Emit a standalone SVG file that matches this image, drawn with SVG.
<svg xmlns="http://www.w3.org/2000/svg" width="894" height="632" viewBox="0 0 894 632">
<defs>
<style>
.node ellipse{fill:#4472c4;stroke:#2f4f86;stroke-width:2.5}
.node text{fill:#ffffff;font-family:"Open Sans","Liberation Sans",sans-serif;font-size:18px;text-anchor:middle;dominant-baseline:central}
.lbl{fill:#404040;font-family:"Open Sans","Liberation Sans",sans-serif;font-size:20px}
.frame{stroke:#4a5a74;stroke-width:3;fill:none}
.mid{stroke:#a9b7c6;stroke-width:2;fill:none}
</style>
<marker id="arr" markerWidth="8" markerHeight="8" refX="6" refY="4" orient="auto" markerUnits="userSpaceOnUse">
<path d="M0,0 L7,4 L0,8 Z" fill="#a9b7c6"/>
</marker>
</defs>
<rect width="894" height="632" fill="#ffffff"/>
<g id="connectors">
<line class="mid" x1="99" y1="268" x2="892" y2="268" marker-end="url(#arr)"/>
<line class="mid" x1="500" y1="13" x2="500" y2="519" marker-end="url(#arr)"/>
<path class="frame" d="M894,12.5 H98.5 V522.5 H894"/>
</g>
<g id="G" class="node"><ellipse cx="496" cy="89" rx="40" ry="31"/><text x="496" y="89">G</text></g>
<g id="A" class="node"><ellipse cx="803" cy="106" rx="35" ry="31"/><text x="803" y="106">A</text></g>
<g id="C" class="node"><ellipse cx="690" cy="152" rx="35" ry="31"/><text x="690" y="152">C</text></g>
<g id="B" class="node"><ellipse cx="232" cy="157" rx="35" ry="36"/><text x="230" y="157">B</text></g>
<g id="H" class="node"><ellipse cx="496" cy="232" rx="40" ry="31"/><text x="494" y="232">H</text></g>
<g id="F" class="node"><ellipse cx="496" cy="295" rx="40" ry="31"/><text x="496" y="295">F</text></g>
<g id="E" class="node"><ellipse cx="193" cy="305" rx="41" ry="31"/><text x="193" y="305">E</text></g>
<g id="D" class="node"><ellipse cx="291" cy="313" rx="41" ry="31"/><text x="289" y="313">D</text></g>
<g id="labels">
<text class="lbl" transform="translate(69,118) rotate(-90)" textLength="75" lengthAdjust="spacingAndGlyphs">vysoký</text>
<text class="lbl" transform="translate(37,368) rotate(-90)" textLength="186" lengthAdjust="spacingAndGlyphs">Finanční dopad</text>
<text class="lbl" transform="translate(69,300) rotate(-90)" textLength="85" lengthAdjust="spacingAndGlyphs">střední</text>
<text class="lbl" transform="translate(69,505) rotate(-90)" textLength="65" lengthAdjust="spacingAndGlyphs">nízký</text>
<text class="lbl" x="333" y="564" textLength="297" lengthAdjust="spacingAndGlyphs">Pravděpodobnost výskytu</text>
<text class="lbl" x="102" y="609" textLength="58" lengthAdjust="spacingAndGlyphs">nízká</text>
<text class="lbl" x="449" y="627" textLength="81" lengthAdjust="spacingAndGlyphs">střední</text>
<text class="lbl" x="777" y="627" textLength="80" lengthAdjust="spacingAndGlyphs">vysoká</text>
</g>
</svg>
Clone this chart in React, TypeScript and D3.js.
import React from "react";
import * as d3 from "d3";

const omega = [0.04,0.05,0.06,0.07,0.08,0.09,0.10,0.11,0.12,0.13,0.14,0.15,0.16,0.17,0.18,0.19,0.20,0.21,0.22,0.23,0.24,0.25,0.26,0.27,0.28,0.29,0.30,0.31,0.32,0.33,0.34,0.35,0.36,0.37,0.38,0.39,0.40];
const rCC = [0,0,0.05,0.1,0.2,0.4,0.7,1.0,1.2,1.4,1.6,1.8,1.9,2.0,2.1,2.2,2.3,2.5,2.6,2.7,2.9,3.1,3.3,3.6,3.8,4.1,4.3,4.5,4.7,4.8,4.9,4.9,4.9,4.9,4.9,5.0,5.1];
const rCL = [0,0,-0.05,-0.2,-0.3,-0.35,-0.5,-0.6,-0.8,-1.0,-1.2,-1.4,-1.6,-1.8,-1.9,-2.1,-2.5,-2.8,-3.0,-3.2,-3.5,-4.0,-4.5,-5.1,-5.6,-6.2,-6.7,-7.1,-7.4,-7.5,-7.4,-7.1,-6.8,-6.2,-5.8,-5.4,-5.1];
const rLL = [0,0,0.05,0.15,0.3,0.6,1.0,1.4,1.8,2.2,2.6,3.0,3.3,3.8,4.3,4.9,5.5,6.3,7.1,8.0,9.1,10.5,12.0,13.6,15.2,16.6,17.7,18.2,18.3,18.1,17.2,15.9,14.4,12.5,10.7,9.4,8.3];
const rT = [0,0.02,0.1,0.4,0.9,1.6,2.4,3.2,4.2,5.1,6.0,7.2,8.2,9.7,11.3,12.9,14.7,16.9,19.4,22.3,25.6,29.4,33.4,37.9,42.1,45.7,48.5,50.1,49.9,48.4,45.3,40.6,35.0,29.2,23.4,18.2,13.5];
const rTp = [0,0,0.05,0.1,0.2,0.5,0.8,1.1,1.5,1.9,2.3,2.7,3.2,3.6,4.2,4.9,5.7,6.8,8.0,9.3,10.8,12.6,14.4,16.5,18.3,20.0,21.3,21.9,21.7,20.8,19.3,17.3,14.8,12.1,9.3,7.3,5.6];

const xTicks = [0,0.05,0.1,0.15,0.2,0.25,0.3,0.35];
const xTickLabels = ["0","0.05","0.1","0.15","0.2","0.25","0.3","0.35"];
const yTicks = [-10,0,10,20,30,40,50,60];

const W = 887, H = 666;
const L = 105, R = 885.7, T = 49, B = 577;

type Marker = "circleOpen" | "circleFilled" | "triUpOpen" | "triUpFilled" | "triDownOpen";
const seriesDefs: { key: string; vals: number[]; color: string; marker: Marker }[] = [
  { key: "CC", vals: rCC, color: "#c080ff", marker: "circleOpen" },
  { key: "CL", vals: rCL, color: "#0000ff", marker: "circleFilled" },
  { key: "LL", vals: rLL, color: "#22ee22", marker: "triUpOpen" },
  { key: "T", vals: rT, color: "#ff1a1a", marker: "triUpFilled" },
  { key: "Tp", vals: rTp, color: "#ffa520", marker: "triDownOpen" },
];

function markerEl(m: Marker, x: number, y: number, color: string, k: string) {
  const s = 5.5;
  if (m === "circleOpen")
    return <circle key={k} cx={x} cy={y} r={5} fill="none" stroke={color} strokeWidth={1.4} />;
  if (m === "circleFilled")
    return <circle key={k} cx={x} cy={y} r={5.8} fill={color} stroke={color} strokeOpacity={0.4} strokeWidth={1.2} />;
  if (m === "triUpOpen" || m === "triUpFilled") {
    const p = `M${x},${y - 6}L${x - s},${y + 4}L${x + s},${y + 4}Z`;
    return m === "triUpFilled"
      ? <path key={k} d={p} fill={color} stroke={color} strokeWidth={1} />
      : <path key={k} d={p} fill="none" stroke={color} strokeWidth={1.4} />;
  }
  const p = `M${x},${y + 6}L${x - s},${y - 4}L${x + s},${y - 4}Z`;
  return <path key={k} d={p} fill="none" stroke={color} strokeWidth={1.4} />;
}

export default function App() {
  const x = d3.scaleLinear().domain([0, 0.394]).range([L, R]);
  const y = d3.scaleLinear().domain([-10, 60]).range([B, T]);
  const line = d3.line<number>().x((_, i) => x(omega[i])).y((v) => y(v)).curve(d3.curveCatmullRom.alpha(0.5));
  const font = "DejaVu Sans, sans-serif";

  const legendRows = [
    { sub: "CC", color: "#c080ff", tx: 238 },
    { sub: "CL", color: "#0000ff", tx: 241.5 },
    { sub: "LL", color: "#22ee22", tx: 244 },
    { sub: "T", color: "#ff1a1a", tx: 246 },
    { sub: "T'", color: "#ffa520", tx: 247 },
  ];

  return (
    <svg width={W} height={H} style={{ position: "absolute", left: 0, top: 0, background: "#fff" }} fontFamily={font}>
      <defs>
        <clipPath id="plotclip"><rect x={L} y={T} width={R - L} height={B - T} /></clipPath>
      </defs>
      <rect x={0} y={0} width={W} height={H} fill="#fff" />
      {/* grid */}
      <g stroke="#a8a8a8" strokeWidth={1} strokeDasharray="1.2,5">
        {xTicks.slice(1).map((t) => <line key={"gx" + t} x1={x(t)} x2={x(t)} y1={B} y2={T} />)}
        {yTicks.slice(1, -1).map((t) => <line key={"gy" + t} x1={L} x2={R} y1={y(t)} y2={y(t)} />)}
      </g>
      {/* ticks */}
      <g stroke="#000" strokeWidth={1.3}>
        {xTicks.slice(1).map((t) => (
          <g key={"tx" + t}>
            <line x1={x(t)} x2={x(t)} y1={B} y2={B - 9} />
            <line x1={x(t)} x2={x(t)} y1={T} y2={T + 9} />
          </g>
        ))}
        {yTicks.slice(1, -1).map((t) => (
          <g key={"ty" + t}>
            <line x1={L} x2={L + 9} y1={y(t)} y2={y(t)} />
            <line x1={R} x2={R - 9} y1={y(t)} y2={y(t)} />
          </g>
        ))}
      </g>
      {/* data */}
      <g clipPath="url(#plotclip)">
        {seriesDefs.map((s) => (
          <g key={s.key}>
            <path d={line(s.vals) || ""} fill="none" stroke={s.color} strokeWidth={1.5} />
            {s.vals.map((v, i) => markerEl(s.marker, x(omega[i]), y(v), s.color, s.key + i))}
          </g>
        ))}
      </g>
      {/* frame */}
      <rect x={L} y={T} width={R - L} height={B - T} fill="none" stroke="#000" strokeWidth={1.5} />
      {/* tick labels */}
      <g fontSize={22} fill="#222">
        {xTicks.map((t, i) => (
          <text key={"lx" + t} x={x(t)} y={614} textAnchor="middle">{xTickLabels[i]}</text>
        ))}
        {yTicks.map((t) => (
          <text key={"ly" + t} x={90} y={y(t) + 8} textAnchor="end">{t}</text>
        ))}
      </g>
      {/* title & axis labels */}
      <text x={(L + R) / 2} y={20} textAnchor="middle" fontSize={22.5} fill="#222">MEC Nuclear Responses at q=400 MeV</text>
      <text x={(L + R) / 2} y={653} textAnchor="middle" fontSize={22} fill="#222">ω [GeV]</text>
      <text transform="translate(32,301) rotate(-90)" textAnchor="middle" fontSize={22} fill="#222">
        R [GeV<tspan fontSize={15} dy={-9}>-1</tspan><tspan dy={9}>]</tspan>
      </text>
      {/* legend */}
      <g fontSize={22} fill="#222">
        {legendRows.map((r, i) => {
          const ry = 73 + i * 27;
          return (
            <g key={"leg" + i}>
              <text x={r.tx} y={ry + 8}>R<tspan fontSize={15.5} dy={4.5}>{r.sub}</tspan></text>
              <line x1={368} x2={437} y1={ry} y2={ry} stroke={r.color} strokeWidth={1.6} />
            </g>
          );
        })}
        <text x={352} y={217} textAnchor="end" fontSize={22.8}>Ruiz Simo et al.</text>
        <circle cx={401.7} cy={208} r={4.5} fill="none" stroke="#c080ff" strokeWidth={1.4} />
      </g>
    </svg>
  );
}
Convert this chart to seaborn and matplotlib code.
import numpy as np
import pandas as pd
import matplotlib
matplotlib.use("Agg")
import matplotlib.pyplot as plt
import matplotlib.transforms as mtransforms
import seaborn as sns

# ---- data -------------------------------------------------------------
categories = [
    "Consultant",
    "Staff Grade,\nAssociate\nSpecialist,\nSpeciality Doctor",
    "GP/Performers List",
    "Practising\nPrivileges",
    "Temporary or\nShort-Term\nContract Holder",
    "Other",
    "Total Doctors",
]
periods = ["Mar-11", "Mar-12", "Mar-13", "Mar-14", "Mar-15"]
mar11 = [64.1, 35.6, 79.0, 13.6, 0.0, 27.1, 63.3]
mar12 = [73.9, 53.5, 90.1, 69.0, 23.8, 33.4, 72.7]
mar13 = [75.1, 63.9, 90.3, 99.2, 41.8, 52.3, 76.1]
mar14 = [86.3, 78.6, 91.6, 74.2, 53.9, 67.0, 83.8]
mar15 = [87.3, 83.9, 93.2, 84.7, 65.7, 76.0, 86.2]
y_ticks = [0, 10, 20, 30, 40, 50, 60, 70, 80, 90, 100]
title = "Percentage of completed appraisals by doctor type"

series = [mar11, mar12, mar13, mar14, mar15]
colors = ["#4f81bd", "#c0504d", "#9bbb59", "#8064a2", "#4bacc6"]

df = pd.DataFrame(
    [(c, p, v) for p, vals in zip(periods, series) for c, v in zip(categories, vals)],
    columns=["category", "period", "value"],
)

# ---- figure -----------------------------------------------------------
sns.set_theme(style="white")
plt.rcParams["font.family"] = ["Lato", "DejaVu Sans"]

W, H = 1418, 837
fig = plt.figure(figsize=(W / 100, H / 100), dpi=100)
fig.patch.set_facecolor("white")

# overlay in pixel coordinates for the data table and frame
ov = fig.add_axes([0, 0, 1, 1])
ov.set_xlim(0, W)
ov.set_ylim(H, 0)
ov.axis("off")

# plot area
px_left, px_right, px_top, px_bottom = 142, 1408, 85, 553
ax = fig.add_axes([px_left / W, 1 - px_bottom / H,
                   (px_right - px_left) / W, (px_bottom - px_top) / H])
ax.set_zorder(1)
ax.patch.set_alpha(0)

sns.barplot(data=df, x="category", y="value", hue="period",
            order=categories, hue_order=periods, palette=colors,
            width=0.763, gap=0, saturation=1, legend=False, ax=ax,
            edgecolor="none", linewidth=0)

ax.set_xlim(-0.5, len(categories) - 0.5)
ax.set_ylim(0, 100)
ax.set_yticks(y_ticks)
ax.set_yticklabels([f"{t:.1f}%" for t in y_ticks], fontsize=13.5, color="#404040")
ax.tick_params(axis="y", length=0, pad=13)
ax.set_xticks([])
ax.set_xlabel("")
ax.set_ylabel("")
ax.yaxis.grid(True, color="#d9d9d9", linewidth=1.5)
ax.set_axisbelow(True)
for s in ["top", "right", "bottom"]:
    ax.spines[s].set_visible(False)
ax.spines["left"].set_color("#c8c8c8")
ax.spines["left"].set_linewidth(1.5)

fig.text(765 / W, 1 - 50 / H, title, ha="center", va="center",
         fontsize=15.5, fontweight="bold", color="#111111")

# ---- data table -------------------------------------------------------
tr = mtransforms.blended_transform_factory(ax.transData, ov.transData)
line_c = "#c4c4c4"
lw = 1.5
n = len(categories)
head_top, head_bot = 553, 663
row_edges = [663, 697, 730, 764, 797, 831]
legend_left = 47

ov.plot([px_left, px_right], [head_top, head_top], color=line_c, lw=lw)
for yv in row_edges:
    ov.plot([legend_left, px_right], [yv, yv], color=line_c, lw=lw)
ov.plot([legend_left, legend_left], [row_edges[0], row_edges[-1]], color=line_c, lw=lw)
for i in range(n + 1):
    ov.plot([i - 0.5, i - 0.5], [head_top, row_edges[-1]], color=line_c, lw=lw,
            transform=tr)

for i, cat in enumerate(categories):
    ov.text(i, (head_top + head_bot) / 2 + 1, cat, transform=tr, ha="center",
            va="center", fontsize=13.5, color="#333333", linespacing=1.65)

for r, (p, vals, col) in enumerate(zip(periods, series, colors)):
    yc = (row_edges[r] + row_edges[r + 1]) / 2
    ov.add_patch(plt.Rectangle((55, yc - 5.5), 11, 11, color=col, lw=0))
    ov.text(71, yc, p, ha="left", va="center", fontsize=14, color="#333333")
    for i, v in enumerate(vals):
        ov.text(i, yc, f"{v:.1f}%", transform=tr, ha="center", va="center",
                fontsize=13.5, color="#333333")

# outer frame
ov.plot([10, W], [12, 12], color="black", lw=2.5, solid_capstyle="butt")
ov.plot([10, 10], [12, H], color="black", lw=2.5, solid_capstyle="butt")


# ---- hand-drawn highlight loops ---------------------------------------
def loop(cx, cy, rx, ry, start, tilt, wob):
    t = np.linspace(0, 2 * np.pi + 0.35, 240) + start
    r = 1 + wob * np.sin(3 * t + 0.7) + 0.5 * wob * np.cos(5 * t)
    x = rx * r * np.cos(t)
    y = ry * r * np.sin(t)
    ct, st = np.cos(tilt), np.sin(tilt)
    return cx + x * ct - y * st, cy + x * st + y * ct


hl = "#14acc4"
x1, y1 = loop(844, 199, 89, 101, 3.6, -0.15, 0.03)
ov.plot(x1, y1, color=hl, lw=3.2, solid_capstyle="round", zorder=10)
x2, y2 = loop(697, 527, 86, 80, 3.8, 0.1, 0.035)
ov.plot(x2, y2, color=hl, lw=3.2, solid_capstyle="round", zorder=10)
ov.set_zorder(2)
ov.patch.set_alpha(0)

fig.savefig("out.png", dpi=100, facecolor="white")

□ □ □ □ □

• Task to complete
Check each line of the listing above for the string "this", then report only how many lines have it.

• Task response
3